• What to do:
Once the pictures are set aside, transcribe the remaining data exactly.

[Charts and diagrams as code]
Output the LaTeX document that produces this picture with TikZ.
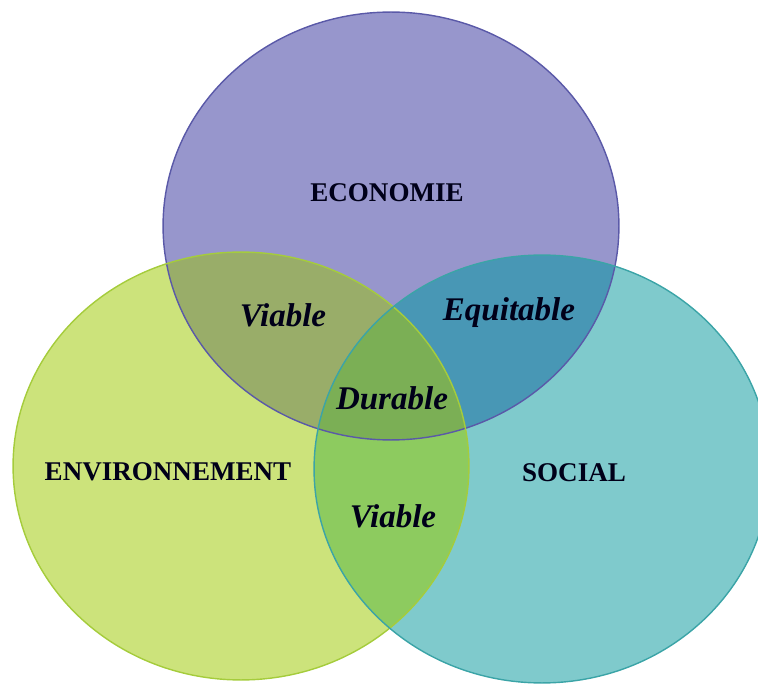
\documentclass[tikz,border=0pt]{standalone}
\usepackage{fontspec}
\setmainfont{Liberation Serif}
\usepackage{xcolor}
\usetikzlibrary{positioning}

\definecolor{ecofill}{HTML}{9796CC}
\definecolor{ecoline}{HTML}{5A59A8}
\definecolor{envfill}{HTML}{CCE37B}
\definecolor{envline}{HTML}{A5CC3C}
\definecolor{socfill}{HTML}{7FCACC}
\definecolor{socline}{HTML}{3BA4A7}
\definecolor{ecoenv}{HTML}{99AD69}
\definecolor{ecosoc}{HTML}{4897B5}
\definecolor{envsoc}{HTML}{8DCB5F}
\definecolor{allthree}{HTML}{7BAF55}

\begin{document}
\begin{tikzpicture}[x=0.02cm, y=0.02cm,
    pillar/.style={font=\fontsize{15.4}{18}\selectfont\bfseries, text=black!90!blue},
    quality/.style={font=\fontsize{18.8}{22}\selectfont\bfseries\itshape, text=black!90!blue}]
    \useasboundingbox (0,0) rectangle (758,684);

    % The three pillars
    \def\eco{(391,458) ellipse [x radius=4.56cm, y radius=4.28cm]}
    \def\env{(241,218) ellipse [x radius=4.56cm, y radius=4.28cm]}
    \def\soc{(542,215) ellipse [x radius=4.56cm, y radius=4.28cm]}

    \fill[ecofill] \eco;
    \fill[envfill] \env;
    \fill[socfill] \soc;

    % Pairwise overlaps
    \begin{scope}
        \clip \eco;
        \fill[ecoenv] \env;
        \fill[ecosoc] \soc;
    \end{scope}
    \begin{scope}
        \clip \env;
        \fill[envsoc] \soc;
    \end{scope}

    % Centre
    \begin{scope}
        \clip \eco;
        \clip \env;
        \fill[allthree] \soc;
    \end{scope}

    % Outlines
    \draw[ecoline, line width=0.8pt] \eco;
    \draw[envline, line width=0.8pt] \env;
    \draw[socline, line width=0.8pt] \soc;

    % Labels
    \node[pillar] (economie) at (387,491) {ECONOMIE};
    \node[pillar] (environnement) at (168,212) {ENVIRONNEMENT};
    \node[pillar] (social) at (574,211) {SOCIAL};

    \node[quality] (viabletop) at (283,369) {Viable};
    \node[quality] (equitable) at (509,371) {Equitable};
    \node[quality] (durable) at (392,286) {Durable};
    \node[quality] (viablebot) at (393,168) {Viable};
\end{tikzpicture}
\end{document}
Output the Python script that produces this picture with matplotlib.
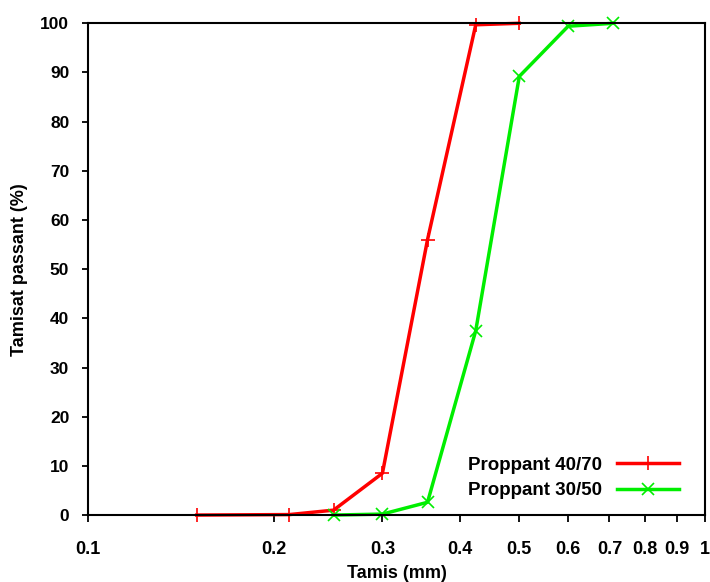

• The result:
Output the LaTeX document that produces this picture with TikZ.
\documentclass[tikz,border=0pt]{standalone}
\usepackage{fontspec}
\setmainfont{Liberation Serif}
\usepackage{xcolor}
\usetikzlibrary{positioning}

\definecolor{ecofill}{HTML}{9796CC}
\definecolor{ecoline}{HTML}{5A59A8}
\definecolor{envfill}{HTML}{CCE37B}
\definecolor{envline}{HTML}{A5CC3C}
\definecolor{socfill}{HTML}{7FCACC}
\definecolor{socline}{HTML}{3BA4A7}
\definecolor{ecoenv}{HTML}{99AD69}
\definecolor{ecosoc}{HTML}{4897B5}
\definecolor{envsoc}{HTML}{8DCB5F}
\definecolor{allthree}{HTML}{7BAF55}

\begin{document}
\begin{tikzpicture}[x=0.02cm, y=0.02cm,
    pillar/.style={font=\fontsize{15.4}{18}\selectfont\bfseries, text=black!90!blue},
    quality/.style={font=\fontsize{18.8}{22}\selectfont\bfseries\itshape, text=black!90!blue}]
    \useasboundingbox (0,0) rectangle (758,684);

    % The three pillars
    \def\eco{(391,458) ellipse [x radius=4.56cm, y radius=4.28cm]}
    \def\env{(241,218) ellipse [x radius=4.56cm, y radius=4.28cm]}
    \def\soc{(542,215) ellipse [x radius=4.56cm, y radius=4.28cm]}

    \fill[ecofill] \eco;
    \fill[envfill] \env;
    \fill[socfill] \soc;

    % Pairwise overlaps
    \begin{scope}
        \clip \eco;
        \fill[ecoenv] \env;
        \fill[ecosoc] \soc;
    \end{scope}
    \begin{scope}
        \clip \env;
        \fill[envsoc] \soc;
    \end{scope}

    % Centre
    \begin{scope}
        \clip \eco;
        \clip \env;
        \fill[allthree] \soc;
    \end{scope}

    % Outlines
    \draw[ecoline, line width=0.8pt] \eco;
    \draw[envline, line width=0.8pt] \env;
    \draw[socline, line width=0.8pt] \soc;

    % Labels
    \node[pillar] (economie) at (387,491) {ECONOMIE};
    \node[pillar] (environnement) at (168,212) {ENVIRONNEMENT};
    \node[pillar] (social) at (574,211) {SOCIAL};

    \node[quality] (viabletop) at (283,369) {Viable};
    \node[quality] (equitable) at (509,371) {Equitable};
    \node[quality] (durable) at (392,286) {Durable};
    \node[quality] (viablebot) at (393,168) {Viable};
\end{tikzpicture}
\end{document}
Output the Python script that produces this picture with matplotlib.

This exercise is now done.